The undertaker arrived on time and I was a bit late. Sunday mornings without apple pie or a ‘vlaai’ was not a Sunday morning to my late mother. My sisters tried to phone me in the mean time… “Where are you?!”
In accordance to her life and the way she wanted to go on her last trip, all the steps were taken and the undertaker fully understood her and our wishes and needs. In an environment where the big players say what you should do, it is a welcome relief if you are going to work with a small player. Something that fits with our way of thinking, and what we did when we were still small players in the commercial field.
A simple coffin, a simple trim, a simple card, a large bouquet of red roses on behalf of the immediate family and no ribbons with a text. After the contract was signed, one sister went to the assisted living home to clear out Mum’s room and bring back some of the furniture, like the chair my Mum would sit in. My other sister went to see my brother with Down-syndrome, to support him in his grief and to tell him, as far as is possible, how her last hours had been.

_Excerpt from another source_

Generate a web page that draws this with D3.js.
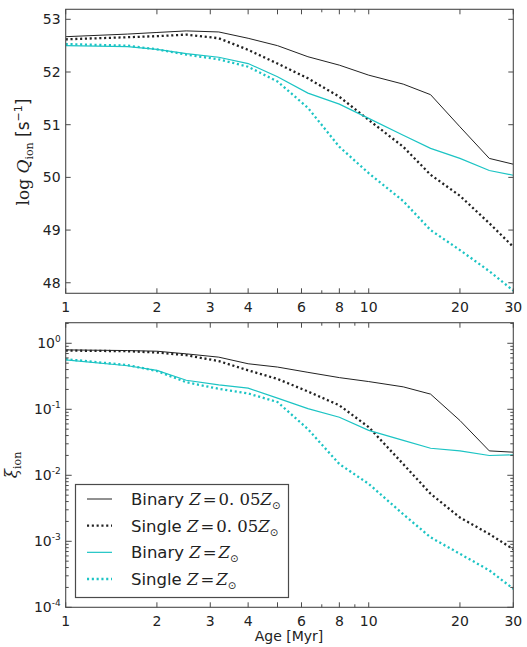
<!DOCTYPE html>
<html><head><meta charset="utf-8">
<script src="https://cdn.jsdelivr.net/npm/d3@7"></script>
<style>body{margin:0;background:#fff}svg{display:block}</style>
</head><body>
<svg id="c" width="527" height="647"></svg>
<script>
const ages = [1, 1.6, 2, 2.5, 3.2, 4, 5, 6.3, 8, 10, 13, 16, 20, 25, 30];
// log Q_ion [s^-1]
const qBinaryLow  = [52.67,52.72,52.75,52.78,52.76,52.64,52.50,52.29,52.13,51.94,51.77,51.57,50.96,50.36,50.25];
const qSingleLow  = [52.62,52.66,52.68,52.71,52.64,52.42,52.16,51.88,51.53,51.09,50.58,50.05,49.65,49.13,48.68];
const qBinarySun  = [52.50,52.48,52.43,52.35,52.28,52.16,51.91,51.60,51.39,51.12,50.80,50.55,50.36,50.13,50.04];
const qSingleSun  = [52.53,52.50,52.43,52.33,52.24,52.10,51.82,51.32,50.58,50.08,49.55,49.00,48.62,48.22,47.85];
// log10 xi_ion
const xBinaryLow  = [-0.10,-0.11,-0.12,-0.16,-0.21,-0.31,-0.36,-0.44,-0.52,-0.58,-0.66,-0.77,-1.17,-1.63,-1.65];
const xSingleLow  = [-0.11,-0.12,-0.14,-0.18,-0.27,-0.41,-0.54,-0.73,-0.94,-1.27,-1.83,-2.28,-2.64,-2.89,-3.12];
const xBinarySun  = [-0.25,-0.34,-0.41,-0.56,-0.63,-0.68,-0.83,-0.99,-1.12,-1.32,-1.47,-1.59,-1.63,-1.70,-1.69];
const xSingleSun  = [-0.24,-0.33,-0.42,-0.59,-0.69,-0.76,-0.89,-1.30,-1.83,-2.13,-2.59,-2.94,-3.19,-3.44,-3.72];

const xTickLabels = [1,2,3,4,6,8,10,20,30];
const xMinorTicks = [7,9];
const qTicks = [48,49,50,51,52,53];
const xiTickExps = [0,-1,-2,-3,-4];

const seriesNames = ["Binary","Single","Binary","Single"];
const seriesZ = ["0. 05","0. 05","",""];

const svg = d3.select("#c");
const L = 65.7, R = 513.3;
const x = d3.scaleLog().domain([1,30]).range([L,R]);
const yTop = d3.scaleLinear().domain([47.8,53.19]).range([293.3,9.3]);
const yBot = d3.scaleLog().domain([1e-4, Math.pow(10,0.312)]).range([607.3,322.7]);

const frame = "#4a4a4a", txt = "#222";
const black = "#222", cyan = "#1cc4c4";
const styles = [
  {c:black, w:1, d:null},
  {c:black, w:2.3, d:"2.1,2.7"},
  {c:cyan, w:1.2, d:null},
  {c:cyan, w:2.3, d:"2.1,2.7"}
];

function panel(y, series, yt) {
  const [yb, ytop] = y.range();
  const g = svg.append("g");
  const clipId = "clip" + Math.round(ytop);
  svg.append("clipPath").attr("id", clipId).append("rect")
    .attr("x", L).attr("y", ytop).attr("width", R-L).attr("height", yb-ytop);
  const line = d3.line().x((d,i)=>x(ages[i])).y(d=>y(d));
  series.forEach((s,k)=>{
    g.append("path").datum(s).attr("d", line).attr("fill","none")
      .attr("stroke", styles[k].c).attr("stroke-width", styles[k].w)
      .attr("stroke-dasharray", styles[k].d).attr("clip-path", `url(#${clipId})`);
  });
  g.append("rect").attr("x",L).attr("y",ytop).attr("width",R-L).attr("height",yb-ytop)
    .attr("fill","none").attr("stroke",frame).attr("stroke-width",1.1);
  const tk = g.append("g").attr("stroke",frame).attr("stroke-width",1);
  xTickLabels.concat([5]).forEach(v=>{
    tk.append("line").attr("x1",x(v)).attr("x2",x(v)).attr("y1",yb).attr("y2",yb-5);
    tk.append("line").attr("x1",x(v)).attr("x2",x(v)).attr("y1",ytop).attr("y2",ytop+5);
  });
  xMinorTicks.forEach(v=>{
    tk.append("line").attr("x1",x(v)).attr("x2",x(v)).attr("y1",yb).attr("y2",yb-3);
    tk.append("line").attr("x1",x(v)).attr("x2",x(v)).attr("y1",ytop).attr("y2",ytop+3);
  });
  xTickLabels.forEach(v=>{
    g.append("text").attr("x",x(v)).attr("y",yb+19).attr("text-anchor","middle")
      .attr("font-family","DejaVu Sans").attr("font-size",14).attr("fill",txt).text(v);
  });
  yt(g, tk);
}

panel(yTop, [qBinaryLow,qSingleLow,qBinarySun,qSingleSun], (g,tk)=>{
  qTicks.forEach(v=>{
    tk.append("line").attr("x1",L).attr("x2",L+5).attr("y1",yTop(v)).attr("y2",yTop(v));
    tk.append("line").attr("x1",R).attr("x2",R-5).attr("y1",yTop(v)).attr("y2",yTop(v));
    g.append("text").attr("x",L-5).attr("y",yTop(v)+5).attr("text-anchor","end")
      .attr("font-family","DejaVu Sans").attr("font-size",14).attr("fill",txt).text(v);
  });
});

panel(yBot, [xBinaryLow,xSingleLow,xBinarySun,xSingleSun].map(a=>a.map(v=>Math.pow(10,v))), (g,tk)=>{
  xiTickExps.forEach(e=>{
    const v = Math.pow(10,e);
    tk.append("line").attr("x1",L).attr("x2",L+6).attr("y1",yBot(v)).attr("y2",yBot(v));
    tk.append("line").attr("x1",R).attr("x2",R-6).attr("y1",yBot(v)).attr("y2",yBot(v));
    const t = g.append("text").attr("x",L-5).attr("y",yBot(v)+5).attr("text-anchor","end")
      .attr("font-family","DejaVu Sans").attr("font-size",14).attr("fill",txt);
    t.append("tspan").text("10");
    t.append("tspan").attr("dy",-6).attr("font-size",9).text(e);
    for (let m=2;m<=9;m++){
      const mv = m*v;
      if (mv < yBot.domain()[1]) {
        tk.append("line").attr("x1",L).attr("x2",L+3).attr("y1",yBot(mv)).attr("y2",yBot(mv));
        tk.append("line").attr("x1",R).attr("x2",R-3).attr("y1",yBot(mv)).attr("y2",yBot(mv));
      }
    }
  });
});

// y label top
const yl = svg.append("text").attr("transform","translate(29,152) rotate(-90)")
  .attr("text-anchor","middle").attr("fill",txt).attr("font-size",17);
yl.append("tspan").attr("font-family","DejaVu Serif").text("log ");
yl.append("tspan").attr("font-family","DejaVu Serif").attr("font-style","italic").text("Q");
yl.append("tspan").attr("font-family","DejaVu Serif").attr("font-size",11).attr("dy",4).text("ion");
yl.append("tspan").attr("font-family","DejaVu Sans").attr("dy",-4).text(" [s");
yl.append("tspan").attr("font-family","DejaVu Sans").attr("font-size",11).attr("dy",-7).text("−1");
yl.append("tspan").attr("font-family","DejaVu Sans").attr("dy",7).text("]");

// y label bottom
const yl2 = svg.append("text").attr("transform","translate(17,465) rotate(-90)")
  .attr("text-anchor","middle").attr("fill",txt).attr("font-size",17).attr("font-family","DejaVu Serif");
yl2.append("tspan").attr("font-style","italic").text("ξ");
yl2.append("tspan").attr("font-size",11).attr("dy",4).text("ion");

// x label
svg.append("text").attr("x",289).attr("y",641).attr("text-anchor","middle")
  .attr("font-family","DejaVu Sans").attr("font-size",14).attr("fill",txt).text("Age [Myr]");

// legend
const lg = svg.append("g");
lg.append("rect").attr("x",75.5).attr("y",484.5).attr("width",213).attr("height",113)
  .attr("fill","#fff").attr("stroke",frame).attr("stroke-width",1.2);
const ly = d3.scalePoint().domain(d3.range(4)).range([499,579]);
seriesNames.forEach((n,k)=>{
  const yy = ly(k);
  lg.append("line").attr("x1",87).attr("x2",112).attr("y1",yy).attr("y2",yy)
    .attr("stroke",styles[k].c).attr("stroke-width",styles[k].w).attr("stroke-dasharray",styles[k].d);
  const t = lg.append("text").attr("x",131).attr("y",yy+6).attr("fill",txt).attr("font-size",16.5);
  t.append("tspan").attr("font-family","DejaVu Sans").text(n + " ");
  t.append("tspan").attr("font-family","DejaVu Serif").attr("font-style","italic").text("Z");
  t.append("tspan").attr("font-family","DejaVu Serif").attr("dx",2).text("=");
  if (seriesZ[k]) t.append("tspan").attr("font-family","DejaVu Serif").attr("dx",2).text(seriesZ[k]);
  t.append("tspan").attr("font-family","DejaVu Serif").attr("font-style","italic").attr("dx",seriesZ[k]?0:2).text("Z");
  t.append("tspan").attr("font-family","DejaVu Sans").attr("font-size",10).attr("dy",4).text("⊙");
});
</script>
</body></html>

In the program we have devoted time where, during the funeral service, he can bring his grief into words. Years ago he had already indicated that he wanted to play a special song, today he changed all that, he plays Abba Father on keyboard, because ‘this music brings solace’ in his own words,
Meanwhile I was writing envelopes, while my Dad was looking for the music that will be played. After several hours when all arrived back home we talked about our mother, the things she did and the impact it had on us. Like the time when during a row she packed a suitcase and walked out, to return 15 minutes later because she left her wallet behind and couldn’t go anywhere. Something my Dad forgot, but me and Big Sis still remember. Or when they, after 58 years of marriage, just 4 years ago, went on a Valentine’s Day weekend, something modern from America, as my Mum used to say. Or her just traveling with her kids, her little black book with special addresses always handy. And it didn’t matter if we sat with one cheek on a tiny chair in the Rue du Bac by one of Paris’s best pastry Chefs, or on a train journey to Munich in which I hadn’t been so close to her since birth, both our big fat asses squeezed in our second class seats.